* WHAT TO WORK ON
Take every line that has the string "matplotlib" and copy it out.

= = = =

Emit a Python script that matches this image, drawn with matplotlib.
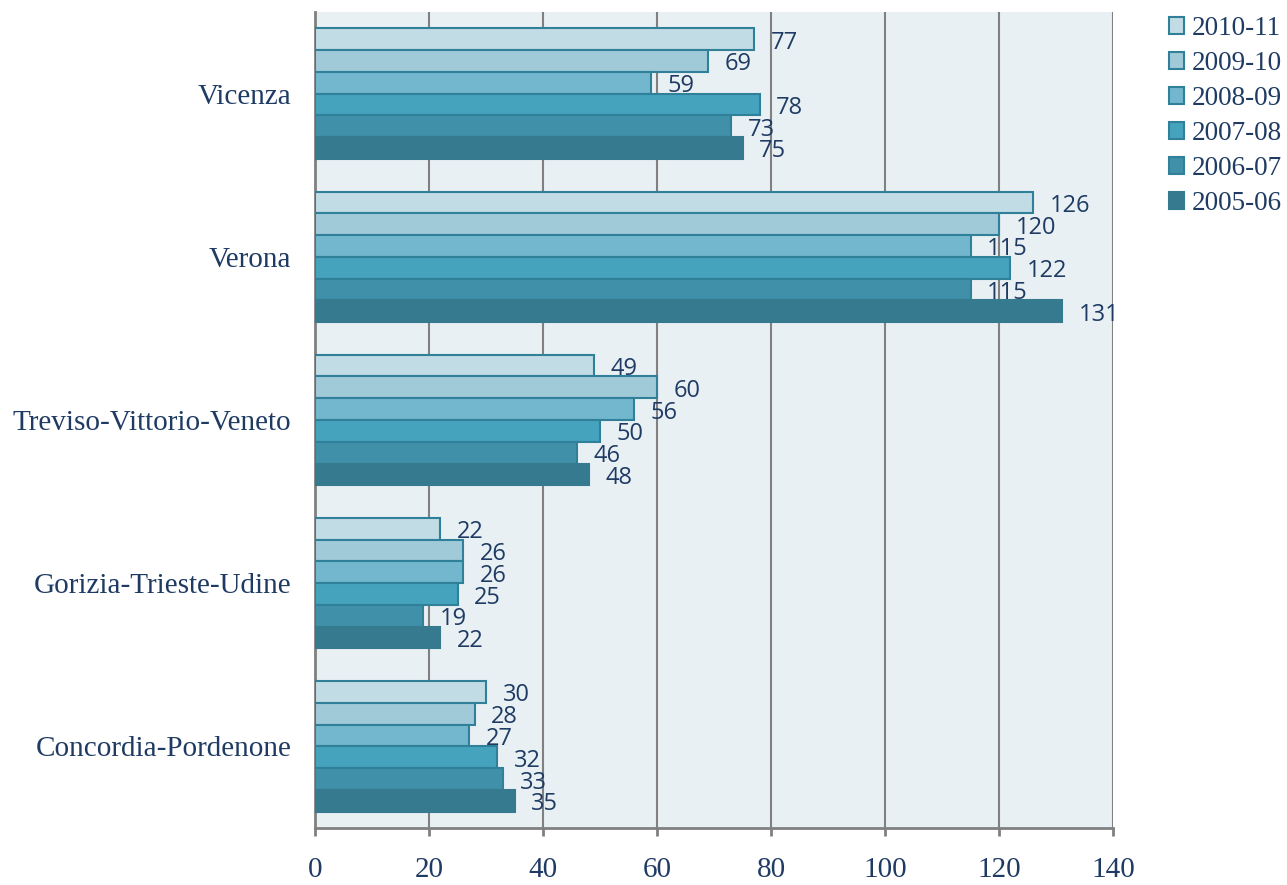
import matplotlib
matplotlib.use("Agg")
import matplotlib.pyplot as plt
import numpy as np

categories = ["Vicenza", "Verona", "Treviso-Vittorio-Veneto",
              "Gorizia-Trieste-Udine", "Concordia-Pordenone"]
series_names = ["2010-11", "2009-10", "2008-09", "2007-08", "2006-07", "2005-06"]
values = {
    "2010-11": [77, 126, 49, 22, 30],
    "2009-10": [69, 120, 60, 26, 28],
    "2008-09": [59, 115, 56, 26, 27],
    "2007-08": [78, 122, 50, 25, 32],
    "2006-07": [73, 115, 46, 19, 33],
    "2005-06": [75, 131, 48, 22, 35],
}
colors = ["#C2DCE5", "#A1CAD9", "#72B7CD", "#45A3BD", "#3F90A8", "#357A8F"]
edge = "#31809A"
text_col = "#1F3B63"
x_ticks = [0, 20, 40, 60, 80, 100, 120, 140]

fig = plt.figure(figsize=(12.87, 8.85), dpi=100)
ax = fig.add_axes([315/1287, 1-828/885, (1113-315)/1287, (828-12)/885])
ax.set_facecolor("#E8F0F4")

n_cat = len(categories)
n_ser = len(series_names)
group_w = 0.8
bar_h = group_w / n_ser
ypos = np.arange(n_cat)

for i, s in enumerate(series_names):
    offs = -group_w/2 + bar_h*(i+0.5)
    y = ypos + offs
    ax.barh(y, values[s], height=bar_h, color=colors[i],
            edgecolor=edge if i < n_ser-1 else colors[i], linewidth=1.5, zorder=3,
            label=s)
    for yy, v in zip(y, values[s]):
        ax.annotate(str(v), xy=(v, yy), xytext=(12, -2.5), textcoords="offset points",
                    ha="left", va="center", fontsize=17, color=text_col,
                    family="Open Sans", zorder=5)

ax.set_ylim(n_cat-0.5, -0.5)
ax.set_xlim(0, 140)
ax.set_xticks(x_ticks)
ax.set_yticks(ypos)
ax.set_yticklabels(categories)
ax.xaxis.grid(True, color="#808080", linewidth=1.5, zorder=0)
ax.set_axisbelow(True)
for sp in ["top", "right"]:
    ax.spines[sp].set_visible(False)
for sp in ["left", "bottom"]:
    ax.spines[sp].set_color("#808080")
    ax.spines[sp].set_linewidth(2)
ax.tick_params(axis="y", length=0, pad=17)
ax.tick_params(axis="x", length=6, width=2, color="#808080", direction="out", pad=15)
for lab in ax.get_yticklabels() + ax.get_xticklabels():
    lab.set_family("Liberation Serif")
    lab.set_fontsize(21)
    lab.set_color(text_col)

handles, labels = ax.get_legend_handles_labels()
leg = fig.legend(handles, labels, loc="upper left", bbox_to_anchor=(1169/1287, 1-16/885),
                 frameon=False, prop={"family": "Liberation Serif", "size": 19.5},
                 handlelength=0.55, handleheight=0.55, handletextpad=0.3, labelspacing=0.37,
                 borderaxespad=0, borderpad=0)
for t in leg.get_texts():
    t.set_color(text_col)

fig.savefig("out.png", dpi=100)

= = = =

* ANSWER TO THIS EXERCISE
Emit a Python script that matches this image, drawn with matplotlib.
import matplotlib
matplotlib.use("Agg")
import matplotlib.pyplot as plt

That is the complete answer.